3. Sentiment & Market Cycles (Mixed Impact)
Overview: LQTY's price has shown high sensitivity to social sentiment and market narratives. On April 1, 2026, a joke post about an acquisition caused an 11% price spike and a 165% volume surge (Zoomex). Furthermore, its correlation with Ethereum's performance is strong, as it's primarily an ETH leverage tool. The current global crypto sentiment is "Neutral" with a Fear & Greed Index at 41.

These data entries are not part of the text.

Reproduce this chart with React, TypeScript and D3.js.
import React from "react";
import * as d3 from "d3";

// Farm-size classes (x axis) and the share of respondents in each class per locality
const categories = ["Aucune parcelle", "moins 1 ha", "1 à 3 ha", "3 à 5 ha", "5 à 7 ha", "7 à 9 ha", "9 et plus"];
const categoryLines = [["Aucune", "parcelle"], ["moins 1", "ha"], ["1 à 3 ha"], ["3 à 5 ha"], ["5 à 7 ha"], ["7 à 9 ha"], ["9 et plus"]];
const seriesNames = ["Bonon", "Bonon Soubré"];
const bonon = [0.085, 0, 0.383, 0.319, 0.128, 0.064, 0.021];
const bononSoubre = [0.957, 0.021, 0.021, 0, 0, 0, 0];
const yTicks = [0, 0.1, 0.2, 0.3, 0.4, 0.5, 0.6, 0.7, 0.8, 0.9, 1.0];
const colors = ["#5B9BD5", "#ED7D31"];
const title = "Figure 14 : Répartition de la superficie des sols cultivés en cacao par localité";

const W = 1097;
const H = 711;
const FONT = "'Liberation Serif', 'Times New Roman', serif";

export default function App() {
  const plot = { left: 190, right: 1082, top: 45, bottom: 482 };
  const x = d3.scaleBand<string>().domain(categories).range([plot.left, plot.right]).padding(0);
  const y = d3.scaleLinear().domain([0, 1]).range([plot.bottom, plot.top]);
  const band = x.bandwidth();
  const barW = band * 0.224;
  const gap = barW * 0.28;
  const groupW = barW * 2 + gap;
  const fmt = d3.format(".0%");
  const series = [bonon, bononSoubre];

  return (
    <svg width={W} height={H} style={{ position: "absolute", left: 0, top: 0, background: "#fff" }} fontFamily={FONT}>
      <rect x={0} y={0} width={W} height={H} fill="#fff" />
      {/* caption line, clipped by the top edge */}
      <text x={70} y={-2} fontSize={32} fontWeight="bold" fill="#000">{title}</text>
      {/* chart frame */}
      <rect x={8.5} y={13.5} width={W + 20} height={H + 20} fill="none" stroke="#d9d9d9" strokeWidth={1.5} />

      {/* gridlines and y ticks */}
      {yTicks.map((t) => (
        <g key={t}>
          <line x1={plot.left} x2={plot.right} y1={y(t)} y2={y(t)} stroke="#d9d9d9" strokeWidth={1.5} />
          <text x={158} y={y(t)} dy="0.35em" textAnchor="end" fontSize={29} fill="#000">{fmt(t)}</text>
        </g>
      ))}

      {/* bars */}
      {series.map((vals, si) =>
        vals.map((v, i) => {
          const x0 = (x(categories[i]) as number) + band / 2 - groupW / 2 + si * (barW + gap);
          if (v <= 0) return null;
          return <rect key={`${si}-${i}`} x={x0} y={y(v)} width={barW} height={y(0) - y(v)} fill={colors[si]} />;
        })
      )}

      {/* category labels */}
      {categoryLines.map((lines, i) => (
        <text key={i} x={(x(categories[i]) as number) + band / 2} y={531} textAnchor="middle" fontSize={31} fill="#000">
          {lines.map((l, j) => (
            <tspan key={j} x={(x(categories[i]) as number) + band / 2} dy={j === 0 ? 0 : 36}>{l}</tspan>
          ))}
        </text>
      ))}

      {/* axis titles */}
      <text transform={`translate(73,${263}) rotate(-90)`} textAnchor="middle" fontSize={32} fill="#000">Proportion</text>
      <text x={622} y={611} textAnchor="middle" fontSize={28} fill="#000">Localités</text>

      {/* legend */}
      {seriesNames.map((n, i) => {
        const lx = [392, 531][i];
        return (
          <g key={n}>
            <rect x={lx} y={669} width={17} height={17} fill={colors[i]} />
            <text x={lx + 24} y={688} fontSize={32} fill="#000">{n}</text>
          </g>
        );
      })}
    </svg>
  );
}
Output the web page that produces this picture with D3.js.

What this means: Positive narratives around algorithmic stablecoins, especially with endorsements from figures like Vitalik Buterin, could provide tailwinds. However, LQTY remains a high-beta altcoin. In a risk-off environment with high Bitcoin dominance (currently 60.15%), capital may rotate away from assets like LQTY. Traders should watch for spikes in staking activity and Stability Pool TVL as signs of organic demand versus speculative froth.
Conclusion
LQTY's medium-term trajectory is a bet on the V2 ecosystem gaining traction against stiff competition, while its short-term moves will likely follow volatile crypto sentiment cycles. For a holder, this means monitoring BOLD supply growth and PIL revenue as fundamental health metrics, while being prepared for swings driven by broader market narratives. Is the upcoming incentive budget from friendly forks sufficient to overcome the initial adoption hurdle?